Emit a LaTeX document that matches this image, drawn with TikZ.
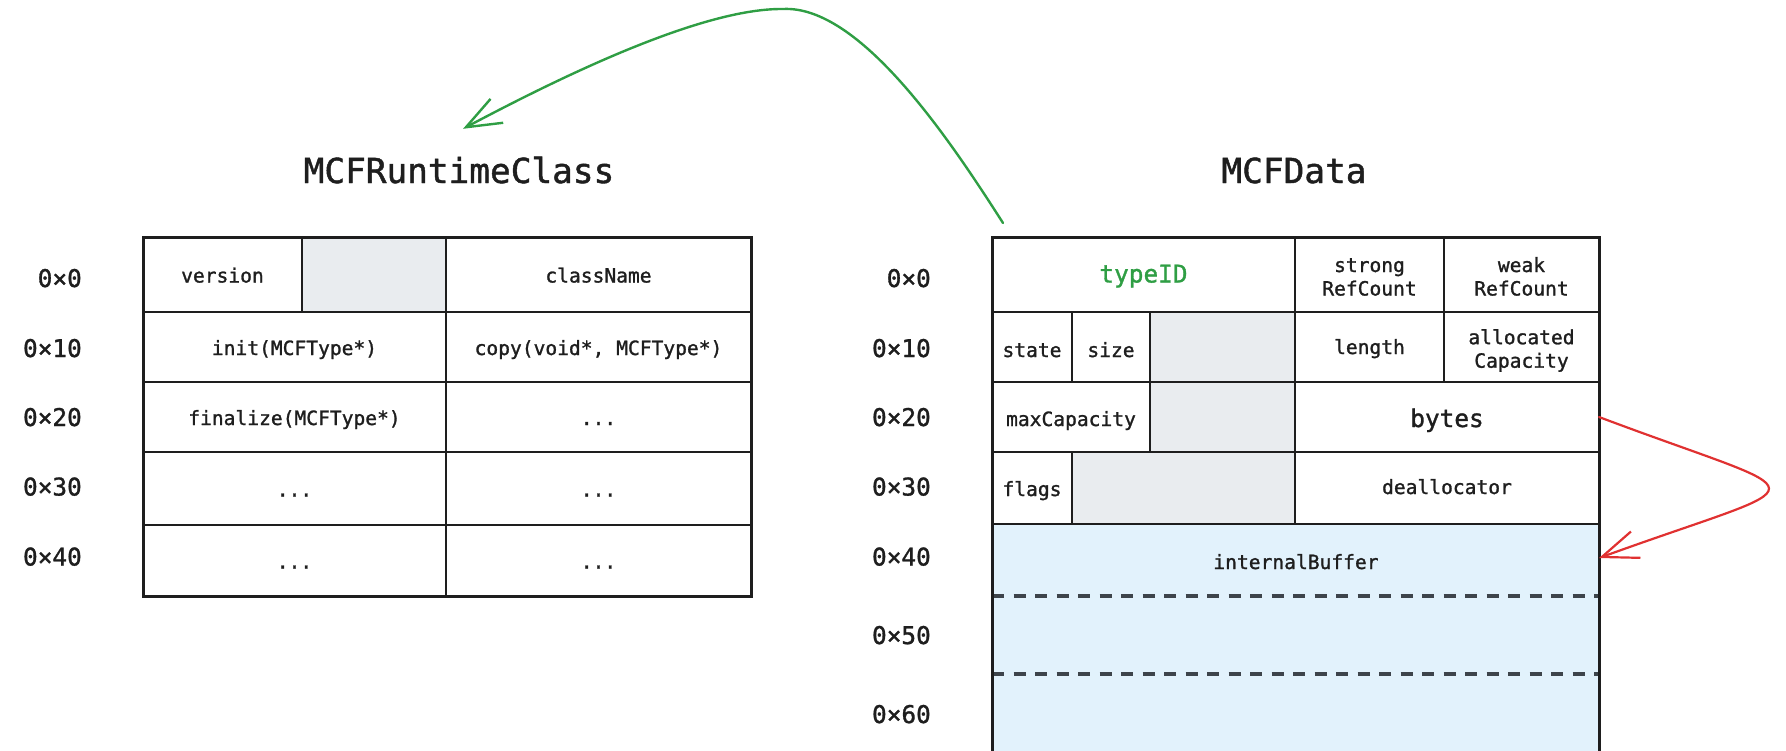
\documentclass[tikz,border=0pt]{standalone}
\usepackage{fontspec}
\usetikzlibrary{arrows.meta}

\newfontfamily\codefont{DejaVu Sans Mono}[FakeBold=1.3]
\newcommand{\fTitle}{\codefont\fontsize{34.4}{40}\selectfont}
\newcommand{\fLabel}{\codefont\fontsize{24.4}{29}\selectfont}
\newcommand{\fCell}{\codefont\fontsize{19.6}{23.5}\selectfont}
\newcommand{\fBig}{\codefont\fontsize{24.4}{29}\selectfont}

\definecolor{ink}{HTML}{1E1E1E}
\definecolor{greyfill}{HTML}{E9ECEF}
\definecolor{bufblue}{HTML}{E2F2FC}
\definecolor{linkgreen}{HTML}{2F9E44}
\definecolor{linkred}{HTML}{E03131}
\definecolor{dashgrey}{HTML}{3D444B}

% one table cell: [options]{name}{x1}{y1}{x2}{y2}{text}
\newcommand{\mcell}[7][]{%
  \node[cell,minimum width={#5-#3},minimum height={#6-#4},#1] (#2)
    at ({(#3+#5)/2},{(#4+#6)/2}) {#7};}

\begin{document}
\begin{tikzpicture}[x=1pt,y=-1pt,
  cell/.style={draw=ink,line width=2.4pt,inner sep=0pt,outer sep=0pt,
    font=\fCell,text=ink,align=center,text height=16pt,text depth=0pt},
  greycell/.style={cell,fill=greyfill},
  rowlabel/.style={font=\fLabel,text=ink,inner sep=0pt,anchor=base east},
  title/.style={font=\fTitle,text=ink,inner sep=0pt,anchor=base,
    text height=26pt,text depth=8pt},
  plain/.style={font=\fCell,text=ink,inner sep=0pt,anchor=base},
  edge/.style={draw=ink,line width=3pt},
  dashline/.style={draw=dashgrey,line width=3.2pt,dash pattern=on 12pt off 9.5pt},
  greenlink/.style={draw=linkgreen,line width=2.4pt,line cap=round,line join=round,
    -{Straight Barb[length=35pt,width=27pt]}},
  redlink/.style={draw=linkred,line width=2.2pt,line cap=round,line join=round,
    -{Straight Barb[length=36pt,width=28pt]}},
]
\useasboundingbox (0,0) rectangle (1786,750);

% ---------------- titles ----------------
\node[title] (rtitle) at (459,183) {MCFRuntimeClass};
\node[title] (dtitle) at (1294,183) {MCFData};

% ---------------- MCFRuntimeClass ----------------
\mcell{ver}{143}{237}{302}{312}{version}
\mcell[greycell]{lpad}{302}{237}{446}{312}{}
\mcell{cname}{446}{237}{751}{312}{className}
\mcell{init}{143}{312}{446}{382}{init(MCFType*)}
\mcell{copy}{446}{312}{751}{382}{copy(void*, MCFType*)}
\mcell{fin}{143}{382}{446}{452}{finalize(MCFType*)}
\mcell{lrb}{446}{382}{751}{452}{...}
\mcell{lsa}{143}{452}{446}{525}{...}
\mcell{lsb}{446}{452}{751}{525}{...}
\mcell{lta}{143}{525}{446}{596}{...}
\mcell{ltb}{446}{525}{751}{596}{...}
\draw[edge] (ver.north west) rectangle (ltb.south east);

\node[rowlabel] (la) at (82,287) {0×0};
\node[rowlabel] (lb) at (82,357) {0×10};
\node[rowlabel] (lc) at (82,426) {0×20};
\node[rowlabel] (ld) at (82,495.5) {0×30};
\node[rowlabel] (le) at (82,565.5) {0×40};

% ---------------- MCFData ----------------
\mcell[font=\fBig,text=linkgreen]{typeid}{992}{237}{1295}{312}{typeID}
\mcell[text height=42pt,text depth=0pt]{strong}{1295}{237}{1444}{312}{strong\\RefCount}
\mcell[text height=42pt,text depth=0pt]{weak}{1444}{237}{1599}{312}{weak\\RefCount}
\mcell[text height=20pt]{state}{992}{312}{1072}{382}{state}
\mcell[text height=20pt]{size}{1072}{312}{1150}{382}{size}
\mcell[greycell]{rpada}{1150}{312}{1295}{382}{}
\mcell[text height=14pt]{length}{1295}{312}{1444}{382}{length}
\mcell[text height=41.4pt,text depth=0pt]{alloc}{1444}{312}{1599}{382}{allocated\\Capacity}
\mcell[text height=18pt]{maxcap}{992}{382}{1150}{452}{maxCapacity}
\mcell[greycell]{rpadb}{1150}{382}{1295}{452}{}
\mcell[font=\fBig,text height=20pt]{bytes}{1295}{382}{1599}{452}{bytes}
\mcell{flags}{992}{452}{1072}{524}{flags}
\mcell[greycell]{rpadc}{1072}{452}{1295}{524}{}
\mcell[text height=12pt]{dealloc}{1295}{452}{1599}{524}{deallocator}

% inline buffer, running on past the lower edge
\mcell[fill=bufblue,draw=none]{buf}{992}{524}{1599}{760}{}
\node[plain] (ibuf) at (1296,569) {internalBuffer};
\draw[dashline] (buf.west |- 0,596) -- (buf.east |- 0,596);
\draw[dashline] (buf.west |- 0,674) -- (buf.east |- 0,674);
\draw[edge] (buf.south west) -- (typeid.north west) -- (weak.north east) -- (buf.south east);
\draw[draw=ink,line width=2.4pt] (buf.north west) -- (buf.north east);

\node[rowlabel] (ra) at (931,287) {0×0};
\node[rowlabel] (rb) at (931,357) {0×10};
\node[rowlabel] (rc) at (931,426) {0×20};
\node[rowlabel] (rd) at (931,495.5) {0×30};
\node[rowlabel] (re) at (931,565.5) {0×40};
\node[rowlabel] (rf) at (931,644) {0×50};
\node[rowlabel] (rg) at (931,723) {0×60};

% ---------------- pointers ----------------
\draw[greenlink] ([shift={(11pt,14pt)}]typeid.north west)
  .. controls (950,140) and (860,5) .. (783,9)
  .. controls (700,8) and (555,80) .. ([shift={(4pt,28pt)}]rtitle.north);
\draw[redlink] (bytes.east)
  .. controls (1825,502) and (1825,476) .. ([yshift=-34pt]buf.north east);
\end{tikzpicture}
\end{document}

Required work: The listing above needs to be output again exactly. Don't include the pictures.

Problem solution:
Emit a LaTeX document that matches this image, drawn with TikZ.
\documentclass[tikz,border=0pt]{standalone}
\usepackage{fontspec}
\usetikzlibrary{arrows.meta}

\newfontfamily\codefont{DejaVu Sans Mono}[FakeBold=1.3]
\newcommand{\fTitle}{\codefont\fontsize{34.4}{40}\selectfont}
\newcommand{\fLabel}{\codefont\fontsize{24.4}{29}\selectfont}
\newcommand{\fCell}{\codefont\fontsize{19.6}{23.5}\selectfont}
\newcommand{\fBig}{\codefont\fontsize{24.4}{29}\selectfont}

\definecolor{ink}{HTML}{1E1E1E}
\definecolor{greyfill}{HTML}{E9ECEF}
\definecolor{bufblue}{HTML}{E2F2FC}
\definecolor{linkgreen}{HTML}{2F9E44}
\definecolor{linkred}{HTML}{E03131}
\definecolor{dashgrey}{HTML}{3D444B}

% one table cell: [options]{name}{x1}{y1}{x2}{y2}{text}
\newcommand{\mcell}[7][]{%
  \node[cell,minimum width={#5-#3},minimum height={#6-#4},#1] (#2)
    at ({(#3+#5)/2},{(#4+#6)/2}) {#7};}

\begin{document}
\begin{tikzpicture}[x=1pt,y=-1pt,
  cell/.style={draw=ink,line width=2.4pt,inner sep=0pt,outer sep=0pt,
    font=\fCell,text=ink,align=center,text height=16pt,text depth=0pt},
  greycell/.style={cell,fill=greyfill},
  rowlabel/.style={font=\fLabel,text=ink,inner sep=0pt,anchor=base east},
  title/.style={font=\fTitle,text=ink,inner sep=0pt,anchor=base,
    text height=26pt,text depth=8pt},
  plain/.style={font=\fCell,text=ink,inner sep=0pt,anchor=base},
  edge/.style={draw=ink,line width=3pt},
  dashline/.style={draw=dashgrey,line width=3.2pt,dash pattern=on 12pt off 9.5pt},
  greenlink/.style={draw=linkgreen,line width=2.4pt,line cap=round,line join=round,
    -{Straight Barb[length=35pt,width=27pt]}},
  redlink/.style={draw=linkred,line width=2.2pt,line cap=round,line join=round,
    -{Straight Barb[length=36pt,width=28pt]}},
]
\useasboundingbox (0,0) rectangle (1786,750);

% ---------------- titles ----------------
\node[title] (rtitle) at (459,183) {MCFRuntimeClass};
\node[title] (dtitle) at (1294,183) {MCFData};

% ---------------- MCFRuntimeClass ----------------
\mcell{ver}{143}{237}{302}{312}{version}
\mcell[greycell]{lpad}{302}{237}{446}{312}{}
\mcell{cname}{446}{237}{751}{312}{className}
\mcell{init}{143}{312}{446}{382}{init(MCFType*)}
\mcell{copy}{446}{312}{751}{382}{copy(void*, MCFType*)}
\mcell{fin}{143}{382}{446}{452}{finalize(MCFType*)}
\mcell{lrb}{446}{382}{751}{452}{...}
\mcell{lsa}{143}{452}{446}{525}{...}
\mcell{lsb}{446}{452}{751}{525}{...}
\mcell{lta}{143}{525}{446}{596}{...}
\mcell{ltb}{446}{525}{751}{596}{...}
\draw[edge] (ver.north west) rectangle (ltb.south east);

\node[rowlabel] (la) at (82,287) {0×0};
\node[rowlabel] (lb) at (82,357) {0×10};
\node[rowlabel] (lc) at (82,426) {0×20};
\node[rowlabel] (ld) at (82,495.5) {0×30};
\node[rowlabel] (le) at (82,565.5) {0×40};

% ---------------- MCFData ----------------
\mcell[font=\fBig,text=linkgreen]{typeid}{992}{237}{1295}{312}{typeID}
\mcell[text height=42pt,text depth=0pt]{strong}{1295}{237}{1444}{312}{strong\\RefCount}
\mcell[text height=42pt,text depth=0pt]{weak}{1444}{237}{1599}{312}{weak\\RefCount}
\mcell[text height=20pt]{state}{992}{312}{1072}{382}{state}
\mcell[text height=20pt]{size}{1072}{312}{1150}{382}{size}
\mcell[greycell]{rpada}{1150}{312}{1295}{382}{}
\mcell[text height=14pt]{length}{1295}{312}{1444}{382}{length}
\mcell[text height=41.4pt,text depth=0pt]{alloc}{1444}{312}{1599}{382}{allocated\\Capacity}
\mcell[text height=18pt]{maxcap}{992}{382}{1150}{452}{maxCapacity}
\mcell[greycell]{rpadb}{1150}{382}{1295}{452}{}
\mcell[font=\fBig,text height=20pt]{bytes}{1295}{382}{1599}{452}{bytes}
\mcell{flags}{992}{452}{1072}{524}{flags}
\mcell[greycell]{rpadc}{1072}{452}{1295}{524}{}
\mcell[text height=12pt]{dealloc}{1295}{452}{1599}{524}{deallocator}

% inline buffer, running on past the lower edge
\mcell[fill=bufblue,draw=none]{buf}{992}{524}{1599}{760}{}
\node[plain] (ibuf) at (1296,569) {internalBuffer};
\draw[dashline] (buf.west |- 0,596) -- (buf.east |- 0,596);
\draw[dashline] (buf.west |- 0,674) -- (buf.east |- 0,674);
\draw[edge] (buf.south west) -- (typeid.north west) -- (weak.north east) -- (buf.south east);
\draw[draw=ink,line width=2.4pt] (buf.north west) -- (buf.north east);

\node[rowlabel] (ra) at (931,287) {0×0};
\node[rowlabel] (rb) at (931,357) {0×10};
\node[rowlabel] (rc) at (931,426) {0×20};
\node[rowlabel] (rd) at (931,495.5) {0×30};
\node[rowlabel] (re) at (931,565.5) {0×40};
\node[rowlabel] (rf) at (931,644) {0×50};
\node[rowlabel] (rg) at (931,723) {0×60};

% ---------------- pointers ----------------
\draw[greenlink] ([shift={(11pt,14pt)}]typeid.north west)
  .. controls (950,140) and (860,5) .. (783,9)
  .. controls (700,8) and (555,80) .. ([shift={(4pt,28pt)}]rtitle.north);
\draw[redlink] (bytes.east)
  .. controls (1825,502) and (1825,476) .. ([yshift=-34pt]buf.north east);
\end{tikzpicture}
\end{document}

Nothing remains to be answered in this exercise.